-- STATED GOAL --
Keep only those lines of the records that include the string "this".

(Charts and diagrams as code)
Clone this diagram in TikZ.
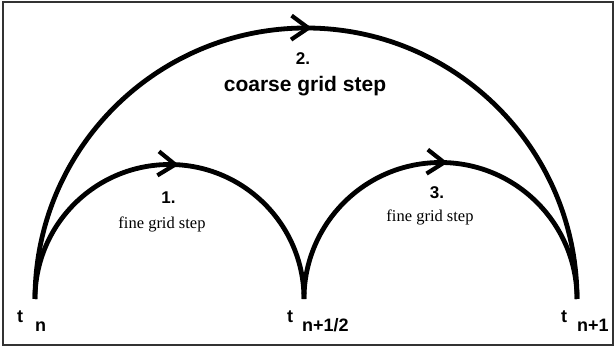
\documentclass[tikz,border=0pt]{standalone}
\usepackage{fontspec}
\setmainfont{Liberation Serif}
\setsansfont{Liberation Sans}
\usetikzlibrary{arrows.meta,decorations.markings}
\begin{document}
\begin{tikzpicture}[x=1pt,y=-1pt,
  arcline/.style={line width=4.8pt},
  arrowat/.style={postaction={decorate},decoration={markings,mark=at position #1 with {\arrow{Straight Barb[length=17pt,width=24pt,line width=4.2pt]}}}},
  numlbl/.style={inner sep=0pt,anchor=base,font=\sffamily\bfseries\fontsize{17}{20}\selectfont},
  biglbl/.style={inner sep=0pt,anchor=base,font=\sffamily\bfseries\fontsize{21}{24}\selectfont},
  finelbl/.style={inner sep=0pt,anchor=base,font=\rmfamily\fontsize{16.5}{19}\selectfont},
  tlbl/.style={inner sep=0pt,anchor=base west,font=\sffamily\bfseries\fontsize{18}{20}\selectfont},
  framebox/.style={draw=black!80,line width=1.1pt}]
\useasboundingbox (0,0) rectangle (616,350);
\draw[framebox] (3,2) rectangle (613,345);
\coordinate (tn) at (35,299);
\coordinate (th) at (304,299);
\coordinate (tn1) at (577,299);
% arcs
\draw[arcline,arrowat=0.507] (tn) arc[start angle=180,end angle=0,radius=271pt];
\draw[arcline,arrowat=0.522] (tn) arc[start angle=180,end angle=0,radius=134.5pt];
\draw[arcline,arrowat=0.517] (th) arc[start angle=180,end angle=0,radius=136.5pt];
% step labels
\node[numlbl] (n2) at (303,65) {2.};
\node[biglbl] (c2) at (305,92) {coarse grid step};
\node[numlbl] (n1) at (168.5,204) {1.};
\node[finelbl] (f1) at (162,228) {fine grid step};
\node[numlbl] (n3) at (437,198) {3.};
\node[finelbl] (f3) at (430,222) {fine grid step};
% time labels
\node[tlbl] (ltn) at (17,322) {t};
\node[tlbl] (ltns) at (35,331) {n};
\node[tlbl] (lth) at (287,322) {t};
\node[tlbl] (lths) at (302,331) {n+1/2};
\node[tlbl] (ltn1) at (561,322) {t};
\node[tlbl] (ltn1s) at (577,331) {n+1};
\end{tikzpicture}
\end{document}
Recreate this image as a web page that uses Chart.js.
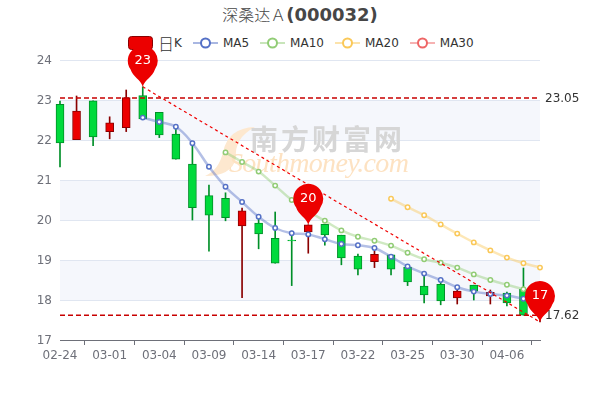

-- WORKED SOLUTION --
Clone this diagram in TikZ.
Recreate this image as a web page that uses Chart.js.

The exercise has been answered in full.